Friday, April 10, 2009

brilliant!

i'm going to run for some congressional seat or another, and my first bill to propose will be a slam dunk. it's going to make both sides happy and solve all our problems with healthcare spending, at least for prescription drug coverage.
i'll put forth a bill that will make the government pay for all prescription drugs, then, inside the bill, there will be legislation to make almost all current prescription drugs over the counter. 
brilliant, eh? at least for a few seconds it seems that way. no telling what would happen. i'm worried that too many people would be taking too many medicines they don't need for problems they don't have. oh wait, that's already happening...only it's us (the doctors) to blame. 

thank you

i shouldn't be allowed to read the paper. i come up with weird random radical thoughts.

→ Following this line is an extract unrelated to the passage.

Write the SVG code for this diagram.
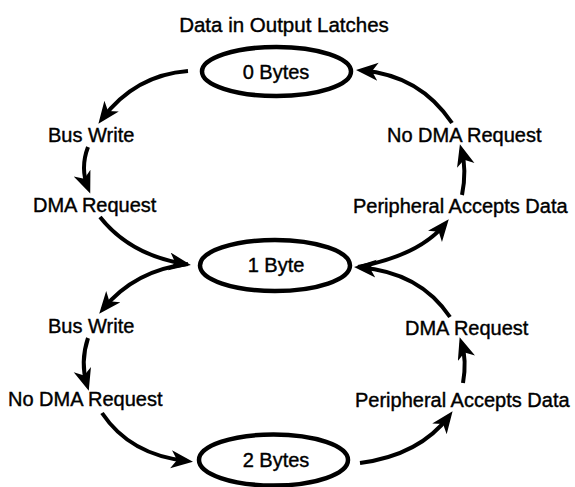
<svg xmlns="http://www.w3.org/2000/svg" width="575" height="487" viewBox="0 0 575 487">
<style>
  .bg { fill: #ffffff; }
  .node ellipse { fill: none; stroke: #000; stroke-width: 4.5; }
  text { font-family: "Liberation Sans", Arial, sans-serif; font-size: 20px; fill: #000; stroke: #000; stroke-width: 0.4px; }
  .mid { text-anchor: middle; }
  .conn path { fill: none; stroke: #000; stroke-width: 4; marker-end: url(#ah); }
</style>
<defs>
  <marker id="ah" markerUnits="userSpaceOnUse" markerWidth="24" markerHeight="20" refX="16" refY="9" orient="auto">
    <path d="M0,0 L22,9 L0,18 L6,9 Z" fill="#000"/>
  </marker>
</defs>
<rect class="bg" x="0" y="0" width="575" height="487"/>
<text x="284" y="32" class="mid" style="font-size:20.5px">Data in Output Latches</text>

<g id="node-0bytes" class="node">
  <ellipse cx="276.5" cy="71.5" rx="74.5" ry="24.5"/>
  <text x="276" y="79" class="mid">0 Bytes</text>
</g>
<g id="node-1byte" class="node">
  <ellipse cx="275" cy="265.5" rx="75" ry="25.5"/>
  <text x="276" y="272" class="mid">1 Byte</text>
</g>
<g id="node-2bytes" class="node">
  <ellipse cx="273.5" cy="460" rx="74.5" ry="25.5"/>
  <text x="276" y="467" class="mid">2 Bytes</text>
</g>

<g id="labels">
  <text x="48" y="142">Bus Write</text>
  <text x="33" y="212">DMA Request</text>
  <text x="387" y="142">No DMA Request</text>
  <text x="353" y="213">Peripheral Accepts Data</text>
  <text x="48" y="333">Bus Write</text>
  <text x="8" y="406">No DMA Request</text>
  <text x="405" y="335">DMA Request</text>
  <text x="355" y="407">Peripheral Accepts Data</text>
</g>

<g id="connectors" class="conn">
  <path d="M188,71 Q135,75 102,119"/>
  <path d="M88,147 Q80,168 88,188"/>
  <path d="M100,217 Q130,255 185,264"/>
  <path d="M188,264 Q135,270 103,309"/>
  <path d="M88,338 Q80,362 87,385"/>
  <path d="M102,413 Q130,455 187,461"/>
  <path d="M360,463 Q420,455 449,416"/>
  <path d="M463,383 Q467,360 461.5,343"/>
  <path d="M450,317 Q420,272 360,267.4"/>
  <path d="M358,267 Q420,255 445,224"/>
  <path d="M462,195 Q467,170 461.5,150"/>
  <path d="M452,123 Q420,75 362,70.4"/>
</g>
</svg>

so, if a group of people today volunteered to die 10 years early compared to the rest of the population, therefore consuming fewer resources, leaving a smaller carbon footprint, using less of their social security, easing the population explosion, all while increasing the income of both private industry and the federal government, wouldn't we congratulate them for that? give them a party? medals? their own memorial? i mean, this is a group who is willingly choosing to check out early from this hotel california, leaving more for the rest of us. they must be, depending on your worldview, either true christians for their selflessness, true environmentalists for their grasp of the big picture as it relates to humans being the biggest reason it's getting harder for the earth to sustain more humans, or the highest order of animal if you're a peta person who, while considering animals and humans equal in their worth, knows that animals who can contemplate their impact on the world around them further than their next meal would of course decide to move over and let others have more room to exist. any way you spin it, this is a good deal, right? i mean, these folks are knowingly going to give up 10 years of potential life.
so i propose that we change a few of our signs. first,  not 'thank you for not smoking', but 'thank you for smoking - just don't do it right here'.  a new one, 'smoking saves lives - just not yours'.
there are more, i'm sure. my affection for reverse psychology is irresistible here - by promoting smoking (like big tobacco doesn't already do that, by reverse psychology) we would be actually decreasing the number of new smokers. by encouraging kids to smoke, they'd come home from school saying 'are you trying to kill me? don't you know what this does to your lungs?' instead of  'i know that happens to everybody else who smokes, but it won't happen to me'.
we could, after seeing the success of the reverse psychology campaign for smoking, venture into other areas - i envision the teacher taking the condom off of a banana, demonstrating how to properly tourniquet one's arm to shoot up heroin, of course using a dirty shared needle, while drinking a fifth of jack daniels and driving down the highway. it could work!
addendum: the article in the paper said that while smokers cost more in healthcare dollars than nonsmokers BUT they died on average 10 years earlier so the total 'lifetime' cost was actually lower. this was my 'inspiration'.